[A Homily of Fr. Matthew Kelty, O.C.S.O. for the 21st Sunday of the Year (C), 1995 (Lk 13:22-30)]
 
 

Narrow the Gate


"I am coming to gather every nation and every language. They will come to witness My glory.... They will proclaim My glory to the nations, to the distant coasts and islands that have never heard of Me or seen My glory. And from all the nations they will bring all your brothers as an offering to Yahweh to My holy mountain, Jerusalem, to Yahweh's house." [Isaiah 66].


That is the most explicit statement in the Old Testament of both Yahweh's universal claim and the particularity of Jerusalem. It is a foretelling, an eschatological discourse, of the universal call to salvation in the unique God and His unique Church. It is good, it is refreshing, to grasp the simplicity of it, the bold thrust of it: there is one God, one Lord, one Faith, one Baptism. For all.

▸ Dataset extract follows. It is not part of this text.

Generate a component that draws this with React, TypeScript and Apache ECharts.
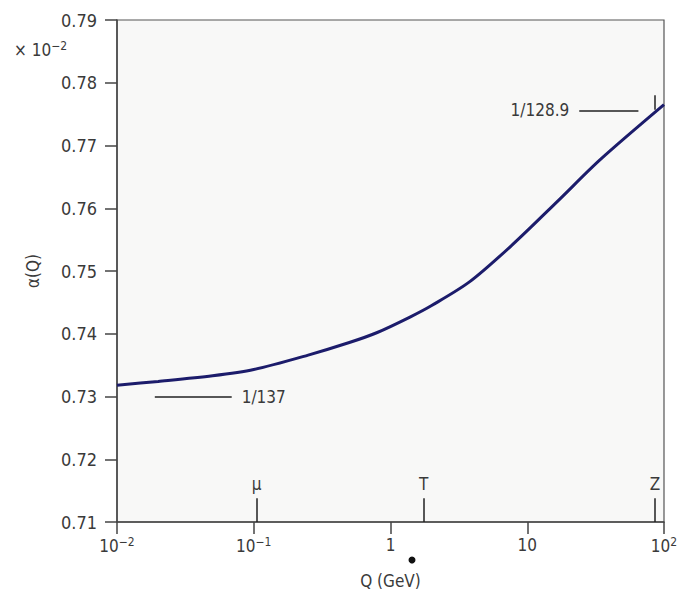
import React, { useEffect, useRef } from "react";
import * as echarts from "echarts";

// Q in GeV, alpha(Q) in units of 10^-2
const Q_VALUES = [0.01, 0.02, 0.05, 0.1, 0.25, 0.5, 0.8, 1.4, 2, 3.8, 7.8, 17, 34, 100];
const ALPHA_VALUES = [0.7318, 0.7324, 0.7333, 0.7343, 0.7366, 0.7386, 0.7402, 0.7427, 0.7445, 0.7483, 0.7542, 0.7613, 0.7677, 0.7765];

const Y_MIN = 0.71;
const Y_MAX = 0.79;
const Y_INTERVAL = 0.01;
const X_MIN = 0.01;
const X_MAX = 100;

const PARTICLE_LABELS = ["μ", "T", "Z"];
const PARTICLE_MASSES = [0.105, 1.75, 86];
const MARKER_TOP = 0.7138;

const LOW_LABEL = "1/137";
const LOW_VALUE = 0.72993;
const LOW_RANGE = [0.0189, 0.069];
const HIGH_LABEL = "1/128.9";
const HIGH_VALUE = 0.7756;
const HIGH_RANGE = [24, 65];
const Z_BAR = [0.7757, 0.778];

const FONT = "'Liberation Sans Narrow', 'DejaVu Sans Condensed', 'Arial Narrow', sans-serif";
const TEXT_COLOR = "#3a3a3a";

function xLabel(v: number): string {
  const e = Math.round(Math.log10(v));
  if (e === 0) return "1";
  if (e === 1) return "10";
  const sup = e < 0 ? "−" + Math.abs(e) : String(e);
  return "{b|10}{s|" + sup + "}";
}

export default function App() {
  const ref = useRef<HTMLDivElement>(null);
  useEffect(() => {
    if (!ref.current) return;
    const chart = echarts.init(ref.current, undefined, { renderer: "svg" });
    const lineData = Q_VALUES.map((q, i) => [q, ALPHA_VALUES[i]]);
    const labelStyle = { color: TEXT_COLOR, fontSize: 17, fontFamily: FONT };
    const markerData: any[] = PARTICLE_MASSES.map((m, i) => [
      {
        coord: [m, Y_MIN],
        label: { show: true, position: "end", formatter: PARTICLE_LABELS[i], distance: 6, ...labelStyle },
      },
      { coord: [m, MARKER_TOP] },
    ]);
    markerData.push([
      {
        coord: [LOW_RANGE[0], LOW_VALUE],
        label: { show: true, position: "end", formatter: LOW_LABEL, distance: 10, ...labelStyle },
      },
      { coord: [LOW_RANGE[1], LOW_VALUE] },
    ]);
    markerData.push([
      {
        coord: [HIGH_RANGE[1], HIGH_VALUE],
        label: { show: true, position: "end", formatter: HIGH_LABEL, distance: 10, ...labelStyle },
      },
      { coord: [HIGH_RANGE[0], HIGH_VALUE] },
    ]);
    markerData.push([
      { coord: [PARTICLE_MASSES[2], Z_BAR[0]], label: { show: false } },
      { coord: [PARTICLE_MASSES[2], Z_BAR[1]] },
    ]);

    chart.setOption({
      animation: false,
      backgroundColor: "#ffffff",
      grid: {
        left: 117,
        right: 26,
        top: 20,
        bottom: 74,
        show: true,
        backgroundColor: "#f8f8f7",
        borderColor: "#555",
        borderWidth: 1.2,
      },
      xAxis: {
        type: "log",
        logBase: 10,
        min: X_MIN,
        max: X_MAX,
        name: "Q (GeV)",
        nameLocation: "middle",
        nameGap: 50,
        nameTextStyle: labelStyle,
        axisLine: { show: true, lineStyle: { color: "#444", width: 1.5 } },
        axisTick: { show: true, inside: false, length: 12, lineStyle: { color: "#444", width: 1.5 } },
        minorTick: { show: false },
        splitLine: { show: false },
        axisLabel: {
          margin: 14,
          ...labelStyle,
          formatter: (v: number) => xLabel(v),
          rich: {
            b: { fontSize: 17, fontFamily: FONT, color: TEXT_COLOR },
            s: { fontSize: 12, fontFamily: FONT, color: TEXT_COLOR, verticalAlign: "top", padding: [0, 0, 8, 0] },
          },
        },
      },
      yAxis: {
        type: "value",
        min: Y_MIN,
        max: Y_MAX,
        interval: Y_INTERVAL,
        name: "α(Q)",
        nameLocation: "middle",
        nameGap: 76,
        nameRotate: 90,
        nameTextStyle: labelStyle,
        axisLine: { show: true, lineStyle: { color: "#444", width: 1.5 } },
        axisTick: { show: true, inside: false, length: 12, lineStyle: { color: "#444", width: 1.5 } },
        splitLine: { show: false },
        axisLabel: {
          margin: 20,
          color: TEXT_COLOR,
          fontSize: 18,
          fontFamily: FONT,
          formatter: (v: number) => v.toFixed(2),
        },
      },
      graphic: [
        {
          type: "text",
          left: 14,
          top: 40,
          style: {
            text: "× 10{s|−2}",
            rich: {
              s: { fontSize: 12, fontFamily: FONT, fill: TEXT_COLOR, verticalAlign: "top", padding: [0, 0, 8, 0] },
            },
            fontSize: 17,
            fontFamily: FONT,
            fill: TEXT_COLOR,
          },
        },
        {
          type: "circle",
          shape: { cx: 412, cy: 560, r: 3.5 },
          style: { fill: "#111" },
        },
      ],
      series: [
        {
          type: "line",
          data: lineData,
          smooth: 0.3,
          showSymbol: false,
          lineStyle: { color: "#1c1c6b", width: 3 },
          markLine: {
            silent: true,
            symbol: "none",
            animation: false,
            lineStyle: { color: "#222", width: 1.5, type: "solid" },
            data: markerData,
          },
        },
      ],
    });
    return () => chart.dispose();
  }, []);
  return <div ref={ref} style={{ position: "absolute", left: 0, top: 0, width: 690, height: 596 }} />;
}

And yet, in the Gospel passage for today it is made clear that though the call is universal and unique, the door is narrow, the passage to life difficult. People will come from east and west, from the north and the south and will take their place at this feast. And some will not make it. "I do not know you, nor where you come from." Here indeed must be a reconciliation of opposites, and that, of course, is not unusual in Christianity.

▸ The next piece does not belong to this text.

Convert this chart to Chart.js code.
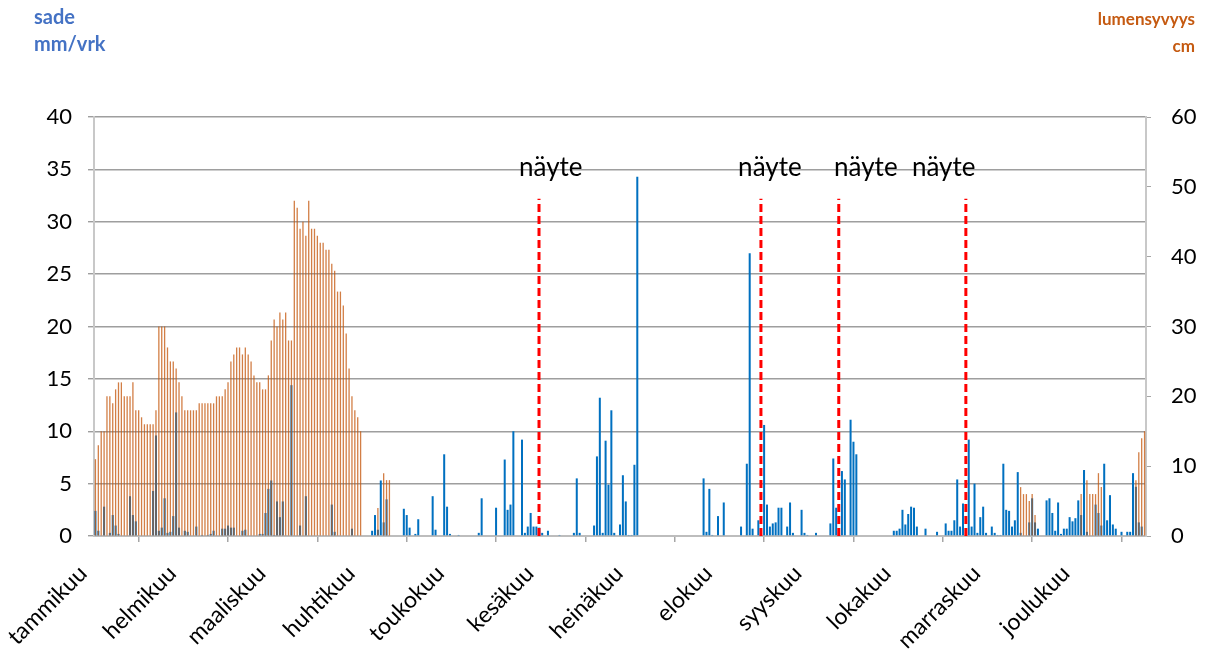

The words of Christ this morning make it clear. A universal call. But the gate is narrow. A summons to unity in God, and yet some are excluded. Narrow the gate, hard the way that leads to life.

There is this uncomfortable note in Christianity that expects us to make great leaps of faith. We must manage somehow in nature and in grace to use both hands to grasp a reality that is seemingly contradictory and too much to manage. This is what constitutes the rough road and the narrow door.

One thinks of that when one thinks of the Irish. A taste of how things are. Surely a people beloved of God, surely a people blessed with kinship to the world of spirit, a people of the wind and the rain and the sea, of remote islands, dynamically communal and passionately solitary. Great fighters, great poets, gifted in speech, in human encounter, in humor.

If so blessed, then why so cursed? Why so misery-ridden? The English are Teutonic people and the Irish Celt. They do not meet. They live in different worlds. They do not understand one another. Good enough: people differ. But the Irish were miserably oppressed by the British for seven centuries. More than that, oppressed because Catholic. The Irish never had a colony because they never were a country, never oppressed another people because they were never there to oppress.

And to this people dearly beloved by God and so heavily burdened, a sweet Providence sent, 150 years ago in 1845, a five-year famine that left at least one million dead and drove abroad two million more. So what have we done to deserve this? One does not speak so, even when famine was followed by the severest winter in history with mild westerlies replaced by snow-bearing gales from the plains of Russia (6 inches of snow in Ireland!)

Instead of complaint, look around. Millions of Irish all over the world, and where the Irish went, the faith went. And they brought their gifts and graces to every land. This was the fruit of starvation and tyranny. In the 18th, 19th, 20th centuries, 7 million Irish came to this country alone. Their descendants are some 40 million today. And there are other lands.

Is this good? Is this God's work? Is this sweet Providence? One would think so. It is a marvel, is it not? To be sure, not all that unique. For there are other peoples, and others who knew oppression, and other migrants also richly gifted, highly endowed. But the Irish are a good sample.

And the lesson is clear. Bear what must be borne for Christ's sake, in the hope that somehow, somewhere, sometime, great good will come of it.

This is not Irish superstition. It is the Faith. It is to reconcile peace and joy with suffering and death. The road is rough and the gate narrow and I don't think it can be other than that. Can it?

The call is universal, extended to all. And it is a call to unity in the one God in Christ. To maintain such a faith is witness to the significance of human existence. For what we do here is prologue, is prelude and overture to the ultimate reality in the life to come.

The Portuguese left Goa in India. We left Manila in the Philippines. And the English will leave Hong Kong. And Ireland too. For oppression and subjugation are not it. Not it at all. The gift we carry and leave behind is the Faith. And that is from God, by any of us, by way of suffering and death, famine and cold wind from Russia.